---------- Raw data
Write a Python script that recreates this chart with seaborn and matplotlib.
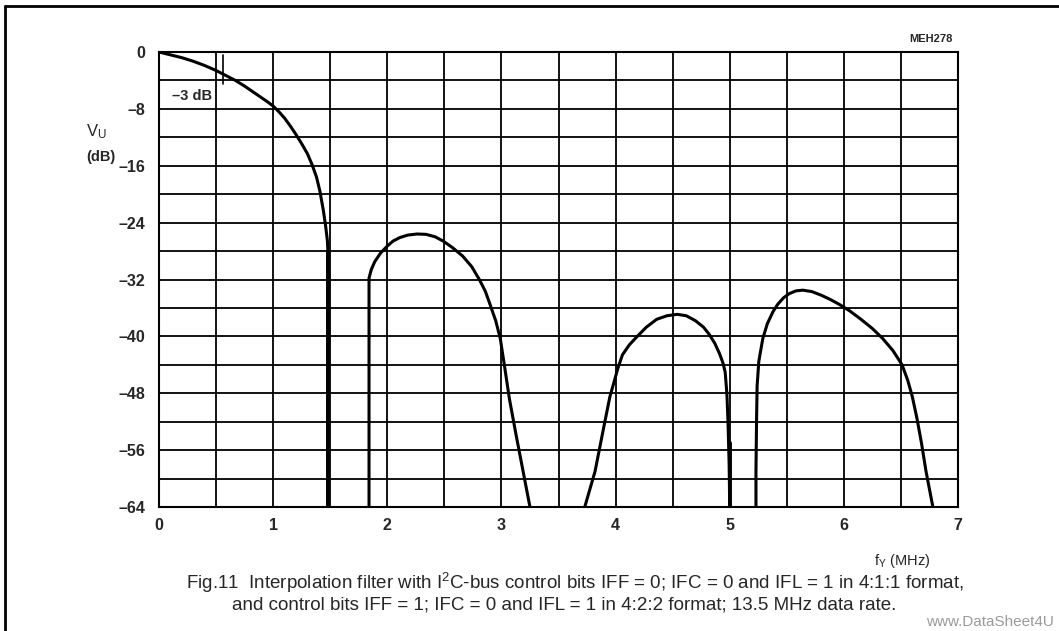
import numpy as np
import pandas as pd
import matplotlib
matplotlib.use("Agg")
import matplotlib.pyplot as plt
import seaborn as sns
from matplotlib.lines import Line2D

# ---- data ----
c1_f = [0.0, 0.05, 0.1, 0.2, 0.3, 0.4, 0.5, 0.56, 0.67, 0.75, 0.85, 0.95, 1.0, 1.05, 1.1,
        1.15, 1.2, 1.25, 1.3, 1.34, 1.38, 1.41, 1.44, 1.46, 1.475, 1.48, 1.48]
c1_db = [0.0, -0.2, -0.4, -0.8, -1.3, -1.9, -2.6, -3.1, -4.0, -4.8, -5.9, -7.0, -7.6, -8.4, -9.3,
         -10.4, -11.6, -12.9, -14.3, -15.8, -17.6, -19.6, -22.3, -24.5, -26.5, -28.0, -64.0]

c2_f = [1.84, 1.84, 1.86, 1.89, 1.94, 2.0, 2.05, 2.11, 2.18, 2.26, 2.34, 2.42, 2.49, 2.57,
        2.66, 2.74, 2.81, 2.86, 2.9, 2.95, 2.99, 3.03, 3.07, 3.13, 3.19, 3.25]
c2_db = [-64.0, -31.8, -30.6, -29.5, -28.3, -27.3, -26.6, -26.1, -25.75, -25.6, -25.65, -26.0,
         -26.6, -27.5, -28.7, -30.2, -32.1, -33.7, -35.5, -37.8, -40.3, -44.5, -48.8, -54.0,
         -59.0, -64.0]

c3_f = [3.73, 3.82, 3.9, 3.95, 3.98, 4.02, 4.06, 4.12, 4.19, 4.27, 4.36, 4.45, 4.54, 4.62,
        4.7, 4.77, 4.82, 4.87, 4.91, 4.94, 4.96, 4.975, 4.985, 4.995, 5.0]
c3_db = [-64.0, -59.0, -52.5, -48.5, -46.8, -44.5, -42.6, -41.2, -40.0, -38.7, -37.6, -37.1,
         -36.9, -37.1, -37.8, -38.7, -39.7, -41.0, -42.4, -43.7, -45.0, -48.0, -52.0, -58.0, -64.0]

c4_f = [5.23, 5.23, 5.235, 5.24, 5.255, 5.29, 5.33, 5.38, 5.42, 5.47, 5.52, 5.58, 5.64, 5.72,
        5.8, 5.88, 5.96, 6.05, 6.15, 6.25, 6.34, 6.43, 6.51, 6.56, 6.6, 6.64, 6.68, 6.72, 6.78]
c4_db = [-64.0, -59.0, -52.0, -47.0, -43.5, -40.3, -38.2, -36.5, -35.5, -34.6, -34.0, -33.6,
         -33.5, -33.7, -34.2, -34.8, -35.5, -36.4, -37.6, -38.9, -40.3, -42.0, -44.0, -46.2,
         -48.5, -51.5, -55.0, -59.0, -64.0]

x_ticks = [0, 1, 2, 3, 4, 5, 6, 7]
x_tick_labels = ["0", "1", "2", "3", "4", "5", "6", "7"]
y_ticks = [0, -8, -16, -24, -32, -40, -48, -56, -64]
y_tick_labels = ["0", "\u20138", "\u201316", "\u201324", "\u201332", "\u201340", "\u201348", "\u201356", "\u201364"]
minus3_f = 0.56

caption1 = "Fig.11  Interpolation filter with I$^{2}$C-bus control bits IFF = 0; IFC = 0 and IFL = 1 in 4:1:1 format,"
caption2 = "and control bits IFF = 1; IFC = 0 and IFL = 1 in 4:2:2 format; 13.5 MHz data rate."

# ---- style ----
sns.set_style("white")
plt.rcParams["font.family"] = ["Liberation Sans", "DejaVu Sans"]
plt.rcParams["mathtext.fontset"] = "custom"
plt.rcParams["mathtext.rm"] = "Liberation Sans"
plt.rcParams["mathtext.it"] = "Liberation Sans"

W, H = 1059, 631
fig = plt.figure(figsize=(W / 100, H / 100), dpi=100)

def fx(px):
    return px / W

def fy(py):
    return 1 - py / H

ax_l, ax_r, ax_t, ax_b = 159, 958, 52, 507
ax = fig.add_axes([fx(ax_l), fy(ax_b), (ax_r - ax_l) / W, (ax_b - ax_t) / H])

curves = [(c1_f, c1_db), (c2_f, c2_db), (c3_f, c3_db), (c4_f, c4_db)]
for f, d in curves:
    df = pd.DataFrame({"f": f, "db": d})
    sns.lineplot(data=df, x="f", y="db", ax=ax, sort=False, estimator=None,
                 color="black", linewidth=2.2, solid_joinstyle="round")

# thicker vertical drops
for xv, ytop in [(1.48, -28.0), (5.0, -55.0)]:
    sns.lineplot(x=[xv, xv], y=[ytop, -64], ax=ax, sort=False, estimator=None,
                 color="black", linewidth=2.8)

# -3 dB marker
sns.lineplot(x=[minus3_f, minus3_f], y=[-0.4, -4.5], ax=ax, sort=False,
             estimator=None, color="black", linewidth=1.2)

ax.set_xlim(0, 7)
ax.set_ylim(-64, 0)
ax.set_xticks(x_ticks)
ax.set_xticklabels(x_tick_labels)
ax.set_yticks(y_ticks)
ax.set_yticklabels(y_tick_labels)
ax.set_xticks(np.arange(0, 7.01, 0.5), minor=True)
ax.set_yticks(np.arange(-64, 0.01, 4), minor=True)
ax.grid(True, which="both", color="black", linewidth=1.3)
ax.tick_params(axis="both", which="both", length=0, labelsize=11.5)
ax.tick_params(axis="x", pad=8)
ax.tick_params(axis="y", pad=10)
for lbl in ax.get_xticklabels() + ax.get_yticklabels():
    lbl.set_fontweight("bold")
for s in ax.spines.values():
    s.set_color("black")
    s.set_linewidth(1.5)
ax.set_xlabel("")
ax.set_ylabel("")

# texts
fig.text(fx(192), fy(96), "\u20133 dB", ha="center", va="center", fontsize=10.5, fontweight="bold")
fig.text(fx(96), fy(132), "V$_\\mathregular{U}$", ha="center", va="center", fontsize=12)
fig.text(fx(101), fy(157), "(dB)", ha="center", va="center", fontsize=10.5, fontweight="bold")
fig.text(fx(902), fy(561), "f$_\\mathregular{Y}$ (MHz)", ha="center", va="center", fontsize=10.5)
fig.text(fx(931), fy(39), "MEH278", ha="center", va="center", fontsize=8, fontweight="bold")

fig.text(fx(186), fy(583), caption1, ha="left", va="center", fontsize=13.5)
fig.text(fx(232), fy(605), caption2, ha="left", va="center", fontsize=13.5)

fig.text(fx(1054), fy(622), "www.DataSheet4U", ha="right", va="center",
         fontsize=11, color="#9a9a9a")

# outer frame
fig.add_artist(Line2D([fx(5), fx(5)], [fy(6), fy(640)], color="black", linewidth=2.0))
fig.add_artist(Line2D([fx(5), fx(1070)], [fy(6), fy(6)], color="black", linewidth=2.0))

fig.savefig("out.png", dpi=100)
--------------------
Aim of the task – Exactly reproduce the run of lines from the start of the listing through the line with "from matplotlib.lines import Line2D", inclusive; pictures are not copied.

Solution to the exercise –
Write a Python script that recreates this chart with seaborn and matplotlib.
import numpy as np
import pandas as pd
import matplotlib
matplotlib.use("Agg")
import matplotlib.pyplot as plt
import seaborn as sns
from matplotlib.lines import Line2D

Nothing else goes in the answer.